Henson saw things from a slightly different view.

“The first half, I thought we played pretty good defense,” he said. “And I thought we did in the second half, too, until we had to go out and get the basketball there at the end. Then we let them get behind us. We did a very poor job. Our defense broke down.

“I thought it was a very good game where whoever gets a break wins it, and we didn’t get the break.”

Knight called it “just an awfully good college basketball game” and noted:

“There weren’t a hell of a lot of turnovers either way (IU officially was charged with 9, Illinois 8), and the kids on both teams made free throws. Illinois hit some in the middle of the second half (7-of-8 during a stretch when the lead was going back and forth) and almost put us out of the game, and our kids hit them at the end (10 in a row, 17-for-18 for the game).

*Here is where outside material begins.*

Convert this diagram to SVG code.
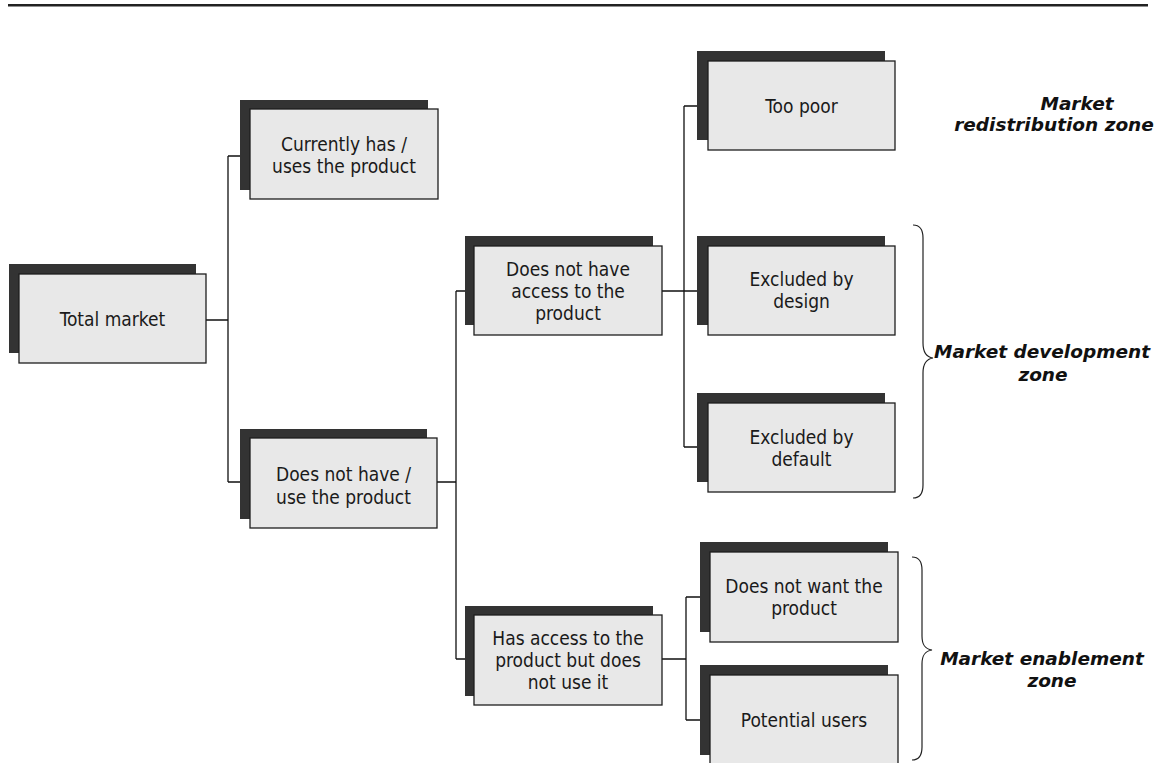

“It was poetic justice that we would win a game there. We lost one at Purdue at the foul line.

“We never really had a chance to run away with the game. Illinois did maybe twice in the first half. There was a good sequence of plays for us at the end of the half, and we were a little lucky.

“Illinois is very impressive to me simply because it is a team that, through the efforts of the players and coaches , has come along from year to year and matured very well. They lose some players this year, but they’re going to be good again next year because their young players have had the benefit of playing with the older ones. And that maturing process is something that takes a while to develop.”

Knight declined to speculate on the Hoosiers’ NCAA future, nor on the likelihood of IU’s being assigned to the 12-team field that will supply the teams for the Mideast Regional at IU’s Assembly Hall March 20 and 22.

“I understand it has been the policy to do that (assign tournament hosts to their bracketing),” Knight said.

“But what difference does it make? You’ve got to play, anyway.”

Speculation stops on Sunday, when the NCAA hands out its 48 invitations and fills in all blanks on the tournament schedule.

Bill Jauss of the Chicago Tribune, operating with information from an unidentified NCAA source, said Thursday DePaul, Kentucky and Indiana likely will wind up in the Mideast field, with DePaul the top seed. That was when Iowa was the Big Ten’s champion-apparent, and Jauss had the Hawkeyes returning to the East Regional, where Virginia will be the No. 1, with Notre Dame and Illinois other assignees, in the Midwest, and Oregon State and UCLA heading West Regional entries.

But there still are a lot of games to play before the NCAA’s computer stops digesting data and starts spewing out findings Sunday.

There’s a matter of a Big Ten championship to settle. Those things never seem settled until the final day.